• **Exercise objective**
Copy out, exactly and without additions, the lines from the one that contains "Write the React, TypeScript" to the one that contains "Chart.register(...registerables);", both ends included.

--- Start Excerpted data ---

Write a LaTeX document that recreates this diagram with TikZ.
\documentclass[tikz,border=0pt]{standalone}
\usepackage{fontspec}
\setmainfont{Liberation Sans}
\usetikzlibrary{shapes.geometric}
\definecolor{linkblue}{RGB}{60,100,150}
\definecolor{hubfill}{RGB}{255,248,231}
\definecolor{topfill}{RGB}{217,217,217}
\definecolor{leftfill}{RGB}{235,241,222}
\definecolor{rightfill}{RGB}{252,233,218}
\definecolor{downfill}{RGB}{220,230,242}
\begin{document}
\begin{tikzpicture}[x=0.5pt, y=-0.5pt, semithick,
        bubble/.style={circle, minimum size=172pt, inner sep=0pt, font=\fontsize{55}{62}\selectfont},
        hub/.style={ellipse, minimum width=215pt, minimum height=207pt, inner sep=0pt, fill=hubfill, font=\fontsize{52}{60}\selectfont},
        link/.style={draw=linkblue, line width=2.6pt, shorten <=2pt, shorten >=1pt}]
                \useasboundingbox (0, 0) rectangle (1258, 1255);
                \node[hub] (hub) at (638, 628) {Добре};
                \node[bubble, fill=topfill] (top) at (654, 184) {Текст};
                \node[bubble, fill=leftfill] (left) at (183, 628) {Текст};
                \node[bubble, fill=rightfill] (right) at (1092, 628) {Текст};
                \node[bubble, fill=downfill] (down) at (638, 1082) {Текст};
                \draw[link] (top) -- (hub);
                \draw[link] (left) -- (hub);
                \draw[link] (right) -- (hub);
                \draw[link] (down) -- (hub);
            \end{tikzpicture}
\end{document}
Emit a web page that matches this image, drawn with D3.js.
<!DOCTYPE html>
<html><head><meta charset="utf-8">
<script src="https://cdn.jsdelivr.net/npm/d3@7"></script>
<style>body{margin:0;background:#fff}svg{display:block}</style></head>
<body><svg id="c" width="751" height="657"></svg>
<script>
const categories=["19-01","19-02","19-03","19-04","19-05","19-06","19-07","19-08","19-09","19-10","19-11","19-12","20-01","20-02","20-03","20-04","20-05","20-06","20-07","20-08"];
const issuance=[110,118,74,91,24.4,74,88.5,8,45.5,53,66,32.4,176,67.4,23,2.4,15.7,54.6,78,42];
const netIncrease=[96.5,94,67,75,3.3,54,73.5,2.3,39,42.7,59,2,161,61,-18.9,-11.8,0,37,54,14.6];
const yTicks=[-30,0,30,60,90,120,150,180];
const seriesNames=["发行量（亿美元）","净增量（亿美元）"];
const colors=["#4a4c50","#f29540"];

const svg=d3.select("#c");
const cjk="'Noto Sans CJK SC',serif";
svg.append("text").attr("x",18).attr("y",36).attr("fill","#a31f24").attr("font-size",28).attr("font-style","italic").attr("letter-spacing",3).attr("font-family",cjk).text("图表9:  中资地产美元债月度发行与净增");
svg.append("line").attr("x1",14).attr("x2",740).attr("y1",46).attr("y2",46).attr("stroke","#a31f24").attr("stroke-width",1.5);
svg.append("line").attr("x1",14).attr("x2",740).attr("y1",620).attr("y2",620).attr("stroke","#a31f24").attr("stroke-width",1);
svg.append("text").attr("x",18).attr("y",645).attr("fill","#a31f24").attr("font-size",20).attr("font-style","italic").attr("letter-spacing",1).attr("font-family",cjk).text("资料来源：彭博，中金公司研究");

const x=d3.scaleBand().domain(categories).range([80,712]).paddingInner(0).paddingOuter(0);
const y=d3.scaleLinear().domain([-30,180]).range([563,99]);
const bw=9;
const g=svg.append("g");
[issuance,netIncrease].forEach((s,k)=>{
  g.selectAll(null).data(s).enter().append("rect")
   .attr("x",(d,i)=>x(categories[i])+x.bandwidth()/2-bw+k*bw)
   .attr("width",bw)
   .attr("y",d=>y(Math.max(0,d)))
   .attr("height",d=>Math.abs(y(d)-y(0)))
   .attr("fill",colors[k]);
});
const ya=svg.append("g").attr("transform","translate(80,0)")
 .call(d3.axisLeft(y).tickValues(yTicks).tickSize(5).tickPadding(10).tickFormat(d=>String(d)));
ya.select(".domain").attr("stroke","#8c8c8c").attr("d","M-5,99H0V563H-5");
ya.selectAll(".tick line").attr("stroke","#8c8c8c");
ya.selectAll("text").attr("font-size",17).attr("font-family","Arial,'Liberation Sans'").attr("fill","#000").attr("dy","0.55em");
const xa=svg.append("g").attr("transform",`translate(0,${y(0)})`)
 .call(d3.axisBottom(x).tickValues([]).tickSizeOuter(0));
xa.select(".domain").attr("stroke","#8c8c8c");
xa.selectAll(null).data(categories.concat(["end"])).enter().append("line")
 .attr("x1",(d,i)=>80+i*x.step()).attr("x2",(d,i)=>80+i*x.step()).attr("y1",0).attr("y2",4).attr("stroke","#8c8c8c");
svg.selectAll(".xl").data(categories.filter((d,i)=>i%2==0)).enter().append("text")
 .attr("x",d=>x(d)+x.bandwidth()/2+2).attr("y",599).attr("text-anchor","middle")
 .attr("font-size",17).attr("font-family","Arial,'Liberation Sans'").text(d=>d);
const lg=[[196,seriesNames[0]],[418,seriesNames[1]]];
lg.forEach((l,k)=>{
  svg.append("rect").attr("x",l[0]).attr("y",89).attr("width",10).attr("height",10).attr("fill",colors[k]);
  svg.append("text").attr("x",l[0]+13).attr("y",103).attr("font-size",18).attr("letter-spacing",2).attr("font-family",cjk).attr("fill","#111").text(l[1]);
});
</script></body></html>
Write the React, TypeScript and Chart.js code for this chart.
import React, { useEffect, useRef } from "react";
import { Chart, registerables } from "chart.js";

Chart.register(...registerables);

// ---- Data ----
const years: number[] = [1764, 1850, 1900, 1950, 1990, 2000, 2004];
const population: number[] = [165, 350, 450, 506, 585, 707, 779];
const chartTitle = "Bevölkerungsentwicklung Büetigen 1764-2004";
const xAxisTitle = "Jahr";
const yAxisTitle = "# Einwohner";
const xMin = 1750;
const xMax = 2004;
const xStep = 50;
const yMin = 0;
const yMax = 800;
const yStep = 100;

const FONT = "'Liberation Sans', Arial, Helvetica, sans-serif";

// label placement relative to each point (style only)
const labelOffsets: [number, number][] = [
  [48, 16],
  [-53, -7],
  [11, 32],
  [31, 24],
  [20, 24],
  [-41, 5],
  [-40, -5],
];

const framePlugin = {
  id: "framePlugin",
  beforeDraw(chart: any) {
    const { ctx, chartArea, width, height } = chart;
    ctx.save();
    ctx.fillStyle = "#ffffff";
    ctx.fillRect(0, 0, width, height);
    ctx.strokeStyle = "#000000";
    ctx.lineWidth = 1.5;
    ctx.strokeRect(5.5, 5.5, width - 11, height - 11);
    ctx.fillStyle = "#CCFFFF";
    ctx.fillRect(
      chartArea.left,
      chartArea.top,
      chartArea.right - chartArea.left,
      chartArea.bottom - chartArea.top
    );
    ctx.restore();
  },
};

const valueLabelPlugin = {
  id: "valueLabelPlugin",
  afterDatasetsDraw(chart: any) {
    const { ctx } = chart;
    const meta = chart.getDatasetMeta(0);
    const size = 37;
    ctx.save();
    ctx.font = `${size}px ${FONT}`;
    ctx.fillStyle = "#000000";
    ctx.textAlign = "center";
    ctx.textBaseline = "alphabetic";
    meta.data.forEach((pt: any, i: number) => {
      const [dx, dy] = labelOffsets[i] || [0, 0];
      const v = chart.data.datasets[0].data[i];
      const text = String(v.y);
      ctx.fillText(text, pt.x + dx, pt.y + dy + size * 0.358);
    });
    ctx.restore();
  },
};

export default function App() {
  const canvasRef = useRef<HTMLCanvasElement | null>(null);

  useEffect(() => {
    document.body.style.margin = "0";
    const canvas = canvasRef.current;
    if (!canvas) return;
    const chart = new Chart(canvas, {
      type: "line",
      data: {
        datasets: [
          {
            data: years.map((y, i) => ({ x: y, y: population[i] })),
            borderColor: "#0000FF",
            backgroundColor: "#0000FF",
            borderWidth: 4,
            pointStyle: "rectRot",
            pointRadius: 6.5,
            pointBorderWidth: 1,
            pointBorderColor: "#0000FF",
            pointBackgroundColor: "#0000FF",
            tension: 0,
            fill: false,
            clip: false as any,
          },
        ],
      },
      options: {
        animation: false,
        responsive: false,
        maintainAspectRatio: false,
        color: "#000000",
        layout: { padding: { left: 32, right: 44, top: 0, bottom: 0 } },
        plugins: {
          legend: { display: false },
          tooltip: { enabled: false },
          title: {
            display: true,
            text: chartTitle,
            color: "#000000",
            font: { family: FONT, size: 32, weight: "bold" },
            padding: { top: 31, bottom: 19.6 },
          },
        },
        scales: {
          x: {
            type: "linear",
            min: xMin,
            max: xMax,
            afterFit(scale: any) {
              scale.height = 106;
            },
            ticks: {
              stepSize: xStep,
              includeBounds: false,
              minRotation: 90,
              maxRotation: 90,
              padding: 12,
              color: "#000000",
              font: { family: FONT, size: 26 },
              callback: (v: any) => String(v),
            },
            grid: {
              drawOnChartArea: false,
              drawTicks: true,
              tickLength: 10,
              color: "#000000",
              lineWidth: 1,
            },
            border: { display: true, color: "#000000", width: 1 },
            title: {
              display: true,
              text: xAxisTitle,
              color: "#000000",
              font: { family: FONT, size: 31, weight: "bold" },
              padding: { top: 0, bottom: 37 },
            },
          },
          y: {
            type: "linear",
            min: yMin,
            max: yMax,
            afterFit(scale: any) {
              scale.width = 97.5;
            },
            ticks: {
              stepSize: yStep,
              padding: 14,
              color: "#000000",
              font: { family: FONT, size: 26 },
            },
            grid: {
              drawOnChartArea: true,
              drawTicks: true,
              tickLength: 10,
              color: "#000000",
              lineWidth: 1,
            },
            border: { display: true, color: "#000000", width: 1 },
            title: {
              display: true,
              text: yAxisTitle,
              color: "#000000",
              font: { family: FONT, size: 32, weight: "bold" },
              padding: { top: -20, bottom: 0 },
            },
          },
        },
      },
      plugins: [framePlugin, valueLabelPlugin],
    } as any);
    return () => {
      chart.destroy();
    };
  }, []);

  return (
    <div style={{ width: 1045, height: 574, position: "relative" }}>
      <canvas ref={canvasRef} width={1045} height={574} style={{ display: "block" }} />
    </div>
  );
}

--- End Excerpted data ---

• **Answer to the task**
Write the React, TypeScript and Chart.js code for this chart.
import React, { useEffect, useRef } from "react";
import { Chart, registerables } from "chart.js";

Chart.register(...registerables);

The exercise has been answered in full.